Start DATA SEGMENT

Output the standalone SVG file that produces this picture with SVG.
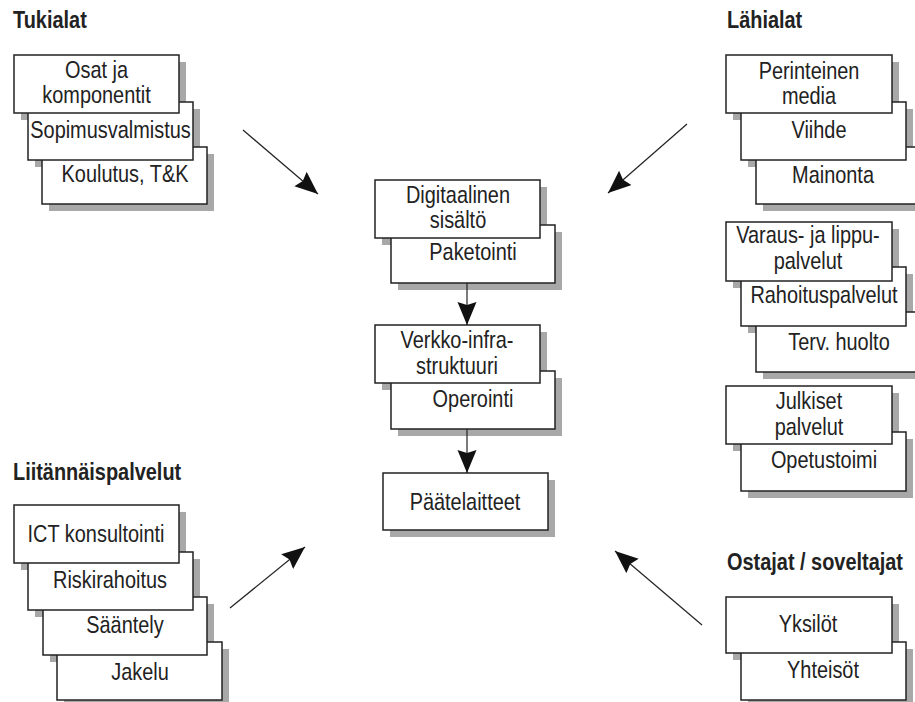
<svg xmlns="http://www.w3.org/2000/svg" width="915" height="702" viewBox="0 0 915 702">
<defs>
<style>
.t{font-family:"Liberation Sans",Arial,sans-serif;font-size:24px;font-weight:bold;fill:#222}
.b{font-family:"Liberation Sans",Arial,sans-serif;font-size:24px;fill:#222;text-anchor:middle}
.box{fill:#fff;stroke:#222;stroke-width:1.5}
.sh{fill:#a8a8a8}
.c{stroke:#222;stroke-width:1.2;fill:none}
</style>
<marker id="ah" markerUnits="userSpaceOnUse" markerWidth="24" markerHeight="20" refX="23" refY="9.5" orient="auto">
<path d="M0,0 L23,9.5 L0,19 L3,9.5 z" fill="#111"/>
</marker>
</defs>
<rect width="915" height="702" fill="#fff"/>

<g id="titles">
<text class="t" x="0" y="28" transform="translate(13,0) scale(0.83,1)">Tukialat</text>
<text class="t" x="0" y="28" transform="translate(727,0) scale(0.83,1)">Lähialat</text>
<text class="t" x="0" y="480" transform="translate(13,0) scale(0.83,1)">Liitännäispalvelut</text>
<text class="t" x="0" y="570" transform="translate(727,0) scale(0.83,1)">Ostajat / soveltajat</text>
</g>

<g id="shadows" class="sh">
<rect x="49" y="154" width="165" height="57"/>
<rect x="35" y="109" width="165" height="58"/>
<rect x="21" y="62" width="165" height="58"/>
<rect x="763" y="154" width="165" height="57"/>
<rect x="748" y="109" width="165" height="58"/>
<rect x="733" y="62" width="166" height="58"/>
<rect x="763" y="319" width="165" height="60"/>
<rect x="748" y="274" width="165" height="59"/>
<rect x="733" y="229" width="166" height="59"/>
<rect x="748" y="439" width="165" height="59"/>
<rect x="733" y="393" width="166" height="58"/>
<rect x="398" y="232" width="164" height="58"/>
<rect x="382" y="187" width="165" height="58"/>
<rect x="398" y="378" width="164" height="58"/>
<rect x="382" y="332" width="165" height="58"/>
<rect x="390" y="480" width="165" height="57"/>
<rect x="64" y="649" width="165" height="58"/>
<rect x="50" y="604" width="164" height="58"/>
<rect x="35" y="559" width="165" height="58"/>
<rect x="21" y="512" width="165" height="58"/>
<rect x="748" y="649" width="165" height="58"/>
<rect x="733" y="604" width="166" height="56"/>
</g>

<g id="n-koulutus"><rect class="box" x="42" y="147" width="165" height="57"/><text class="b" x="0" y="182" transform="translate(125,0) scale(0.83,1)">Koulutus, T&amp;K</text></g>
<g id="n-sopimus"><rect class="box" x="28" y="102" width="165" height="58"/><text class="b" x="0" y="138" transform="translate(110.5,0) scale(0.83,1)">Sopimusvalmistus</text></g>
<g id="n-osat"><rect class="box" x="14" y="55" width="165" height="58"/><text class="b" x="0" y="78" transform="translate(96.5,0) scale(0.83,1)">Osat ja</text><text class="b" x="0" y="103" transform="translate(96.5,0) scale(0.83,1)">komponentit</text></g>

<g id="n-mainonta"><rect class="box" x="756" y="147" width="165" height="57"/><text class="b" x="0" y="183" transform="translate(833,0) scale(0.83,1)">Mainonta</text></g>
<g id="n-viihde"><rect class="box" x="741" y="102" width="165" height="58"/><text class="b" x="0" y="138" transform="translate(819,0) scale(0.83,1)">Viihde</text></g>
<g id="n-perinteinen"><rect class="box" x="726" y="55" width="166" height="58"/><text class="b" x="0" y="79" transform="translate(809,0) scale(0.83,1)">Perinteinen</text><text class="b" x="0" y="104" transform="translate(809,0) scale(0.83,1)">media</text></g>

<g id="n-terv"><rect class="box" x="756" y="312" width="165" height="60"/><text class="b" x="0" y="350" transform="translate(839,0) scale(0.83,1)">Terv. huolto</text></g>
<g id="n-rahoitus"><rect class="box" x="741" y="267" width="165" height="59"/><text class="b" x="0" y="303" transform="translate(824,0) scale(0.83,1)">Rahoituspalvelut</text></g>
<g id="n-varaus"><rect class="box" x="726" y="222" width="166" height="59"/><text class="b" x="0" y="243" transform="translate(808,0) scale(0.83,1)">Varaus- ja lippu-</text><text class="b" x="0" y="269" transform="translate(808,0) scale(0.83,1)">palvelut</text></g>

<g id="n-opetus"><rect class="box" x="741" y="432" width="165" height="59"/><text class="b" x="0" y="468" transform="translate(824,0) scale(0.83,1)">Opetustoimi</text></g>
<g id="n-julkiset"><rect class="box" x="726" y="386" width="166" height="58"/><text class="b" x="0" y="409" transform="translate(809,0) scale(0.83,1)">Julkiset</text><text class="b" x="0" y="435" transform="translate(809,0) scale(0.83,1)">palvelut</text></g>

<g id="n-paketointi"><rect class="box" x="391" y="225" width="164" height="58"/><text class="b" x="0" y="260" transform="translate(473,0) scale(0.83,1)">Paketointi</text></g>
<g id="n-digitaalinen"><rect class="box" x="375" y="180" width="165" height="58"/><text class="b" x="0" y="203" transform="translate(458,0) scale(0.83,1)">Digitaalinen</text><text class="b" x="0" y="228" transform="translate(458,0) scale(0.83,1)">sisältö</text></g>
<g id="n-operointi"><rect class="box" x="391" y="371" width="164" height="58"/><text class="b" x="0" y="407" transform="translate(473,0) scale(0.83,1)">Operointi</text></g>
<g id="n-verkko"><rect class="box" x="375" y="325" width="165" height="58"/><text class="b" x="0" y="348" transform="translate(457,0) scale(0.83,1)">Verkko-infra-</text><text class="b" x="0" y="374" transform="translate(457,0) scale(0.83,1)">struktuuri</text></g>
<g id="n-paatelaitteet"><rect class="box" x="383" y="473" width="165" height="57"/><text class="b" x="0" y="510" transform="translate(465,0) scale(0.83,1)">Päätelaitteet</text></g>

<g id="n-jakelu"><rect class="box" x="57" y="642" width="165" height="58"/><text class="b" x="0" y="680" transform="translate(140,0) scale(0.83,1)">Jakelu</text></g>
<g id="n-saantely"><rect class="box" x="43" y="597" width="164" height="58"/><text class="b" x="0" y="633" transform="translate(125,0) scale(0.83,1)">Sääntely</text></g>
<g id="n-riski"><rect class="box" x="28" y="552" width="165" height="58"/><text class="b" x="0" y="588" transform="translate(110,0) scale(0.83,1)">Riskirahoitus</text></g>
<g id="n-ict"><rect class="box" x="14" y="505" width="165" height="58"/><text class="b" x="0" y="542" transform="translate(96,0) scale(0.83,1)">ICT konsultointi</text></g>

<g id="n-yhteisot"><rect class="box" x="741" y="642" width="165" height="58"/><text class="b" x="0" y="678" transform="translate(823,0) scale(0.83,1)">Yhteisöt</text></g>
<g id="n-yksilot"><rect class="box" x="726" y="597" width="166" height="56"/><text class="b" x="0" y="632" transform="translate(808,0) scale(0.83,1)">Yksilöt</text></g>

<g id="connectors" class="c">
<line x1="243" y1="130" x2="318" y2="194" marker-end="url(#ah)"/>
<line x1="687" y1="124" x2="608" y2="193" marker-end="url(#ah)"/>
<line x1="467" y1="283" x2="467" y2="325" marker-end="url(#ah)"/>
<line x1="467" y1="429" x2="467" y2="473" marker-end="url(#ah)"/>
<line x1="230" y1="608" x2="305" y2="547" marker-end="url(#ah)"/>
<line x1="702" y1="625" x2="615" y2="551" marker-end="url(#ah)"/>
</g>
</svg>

End DATA SEGMENT

(BRIEF) In this exercise, set down all of the data exactly, without the pictures.

(SOLUTION FOR THIS TASK)
Output the standalone SVG file that produces this picture with SVG.
<svg xmlns="http://www.w3.org/2000/svg" width="915" height="702" viewBox="0 0 915 702">
<defs>
<style>
.t{font-family:"Liberation Sans",Arial,sans-serif;font-size:24px;font-weight:bold;fill:#222}
.b{font-family:"Liberation Sans",Arial,sans-serif;font-size:24px;fill:#222;text-anchor:middle}
.box{fill:#fff;stroke:#222;stroke-width:1.5}
.sh{fill:#a8a8a8}
.c{stroke:#222;stroke-width:1.2;fill:none}
</style>
<marker id="ah" markerUnits="userSpaceOnUse" markerWidth="24" markerHeight="20" refX="23" refY="9.5" orient="auto">
<path d="M0,0 L23,9.5 L0,19 L3,9.5 z" fill="#111"/>
</marker>
</defs>
<rect width="915" height="702" fill="#fff"/>

<g id="titles">
<text class="t" x="0" y="28" transform="translate(13,0) scale(0.83,1)">Tukialat</text>
<text class="t" x="0" y="28" transform="translate(727,0) scale(0.83,1)">Lähialat</text>
<text class="t" x="0" y="480" transform="translate(13,0) scale(0.83,1)">Liitännäispalvelut</text>
<text class="t" x="0" y="570" transform="translate(727,0) scale(0.83,1)">Ostajat / soveltajat</text>
</g>

<g id="shadows" class="sh">
<rect x="49" y="154" width="165" height="57"/>
<rect x="35" y="109" width="165" height="58"/>
<rect x="21" y="62" width="165" height="58"/>
<rect x="763" y="154" width="165" height="57"/>
<rect x="748" y="109" width="165" height="58"/>
<rect x="733" y="62" width="166" height="58"/>
<rect x="763" y="319" width="165" height="60"/>
<rect x="748" y="274" width="165" height="59"/>
<rect x="733" y="229" width="166" height="59"/>
<rect x="748" y="439" width="165" height="59"/>
<rect x="733" y="393" width="166" height="58"/>
<rect x="398" y="232" width="164" height="58"/>
<rect x="382" y="187" width="165" height="58"/>
<rect x="398" y="378" width="164" height="58"/>
<rect x="382" y="332" width="165" height="58"/>
<rect x="390" y="480" width="165" height="57"/>
<rect x="64" y="649" width="165" height="58"/>
<rect x="50" y="604" width="164" height="58"/>
<rect x="35" y="559" width="165" height="58"/>
<rect x="21" y="512" width="165" height="58"/>
<rect x="748" y="649" width="165" height="58"/>
<rect x="733" y="604" width="166" height="56"/>
</g>

<g id="n-koulutus"><rect class="box" x="42" y="147" width="165" height="57"/><text class="b" x="0" y="182" transform="translate(125,0) scale(0.83,1)">Koulutus, T&amp;K</text></g>
<g id="n-sopimus"><rect class="box" x="28" y="102" width="165" height="58"/><text class="b" x="0" y="138" transform="translate(110.5,0) scale(0.83,1)">Sopimusvalmistus</text></g>
<g id="n-osat"><rect class="box" x="14" y="55" width="165" height="58"/><text class="b" x="0" y="78" transform="translate(96.5,0) scale(0.83,1)">Osat ja</text><text class="b" x="0" y="103" transform="translate(96.5,0) scale(0.83,1)">komponentit</text></g>

<g id="n-mainonta"><rect class="box" x="756" y="147" width="165" height="57"/><text class="b" x="0" y="183" transform="translate(833,0) scale(0.83,1)">Mainonta</text></g>
<g id="n-viihde"><rect class="box" x="741" y="102" width="165" height="58"/><text class="b" x="0" y="138" transform="translate(819,0) scale(0.83,1)">Viihde</text></g>
<g id="n-perinteinen"><rect class="box" x="726" y="55" width="166" height="58"/><text class="b" x="0" y="79" transform="translate(809,0) scale(0.83,1)">Perinteinen</text><text class="b" x="0" y="104" transform="translate(809,0) scale(0.83,1)">media</text></g>

<g id="n-terv"><rect class="box" x="756" y="312" width="165" height="60"/><text class="b" x="0" y="350" transform="translate(839,0) scale(0.83,1)">Terv. huolto</text></g>
<g id="n-rahoitus"><rect class="box" x="741" y="267" width="165" height="59"/><text class="b" x="0" y="303" transform="translate(824,0) scale(0.83,1)">Rahoituspalvelut</text></g>
<g id="n-varaus"><rect class="box" x="726" y="222" width="166" height="59"/><text class="b" x="0" y="243" transform="translate(808,0) scale(0.83,1)">Varaus- ja lippu-</text><text class="b" x="0" y="269" transform="translate(808,0) scale(0.83,1)">palvelut</text></g>

<g id="n-opetus"><rect class="box" x="741" y="432" width="165" height="59"/><text class="b" x="0" y="468" transform="translate(824,0) scale(0.83,1)">Opetustoimi</text></g>
<g id="n-julkiset"><rect class="box" x="726" y="386" width="166" height="58"/><text class="b" x="0" y="409" transform="translate(809,0) scale(0.83,1)">Julkiset</text><text class="b" x="0" y="435" transform="translate(809,0) scale(0.83,1)">palvelut</text></g>

<g id="n-paketointi"><rect class="box" x="391" y="225" width="164" height="58"/><text class="b" x="0" y="260" transform="translate(473,0) scale(0.83,1)">Paketointi</text></g>
<g id="n-digitaalinen"><rect class="box" x="375" y="180" width="165" height="58"/><text class="b" x="0" y="203" transform="translate(458,0) scale(0.83,1)">Digitaalinen</text><text class="b" x="0" y="228" transform="translate(458,0) scale(0.83,1)">sisältö</text></g>
<g id="n-operointi"><rect class="box" x="391" y="371" width="164" height="58"/><text class="b" x="0" y="407" transform="translate(473,0) scale(0.83,1)">Operointi</text></g>
<g id="n-verkko"><rect class="box" x="375" y="325" width="165" height="58"/><text class="b" x="0" y="348" transform="translate(457,0) scale(0.83,1)">Verkko-infra-</text><text class="b" x="0" y="374" transform="translate(457,0) scale(0.83,1)">struktuuri</text></g>
<g id="n-paatelaitteet"><rect class="box" x="383" y="473" width="165" height="57"/><text class="b" x="0" y="510" transform="translate(465,0) scale(0.83,1)">Päätelaitteet</text></g>

<g id="n-jakelu"><rect class="box" x="57" y="642" width="165" height="58"/><text class="b" x="0" y="680" transform="translate(140,0) scale(0.83,1)">Jakelu</text></g>
<g id="n-saantely"><rect class="box" x="43" y="597" width="164" height="58"/><text class="b" x="0" y="633" transform="translate(125,0) scale(0.83,1)">Sääntely</text></g>
<g id="n-riski"><rect class="box" x="28" y="552" width="165" height="58"/><text class="b" x="0" y="588" transform="translate(110,0) scale(0.83,1)">Riskirahoitus</text></g>
<g id="n-ict"><rect class="box" x="14" y="505" width="165" height="58"/><text class="b" x="0" y="542" transform="translate(96,0) scale(0.83,1)">ICT konsultointi</text></g>

<g id="n-yhteisot"><rect class="box" x="741" y="642" width="165" height="58"/><text class="b" x="0" y="678" transform="translate(823,0) scale(0.83,1)">Yhteisöt</text></g>
<g id="n-yksilot"><rect class="box" x="726" y="597" width="166" height="56"/><text class="b" x="0" y="632" transform="translate(808,0) scale(0.83,1)">Yksilöt</text></g>

<g id="connectors" class="c">
<line x1="243" y1="130" x2="318" y2="194" marker-end="url(#ah)"/>
<line x1="687" y1="124" x2="608" y2="193" marker-end="url(#ah)"/>
<line x1="467" y1="283" x2="467" y2="325" marker-end="url(#ah)"/>
<line x1="467" y1="429" x2="467" y2="473" marker-end="url(#ah)"/>
<line x1="230" y1="608" x2="305" y2="547" marker-end="url(#ah)"/>
<line x1="702" y1="625" x2="615" y2="551" marker-end="url(#ah)"/>
</g>
</svg>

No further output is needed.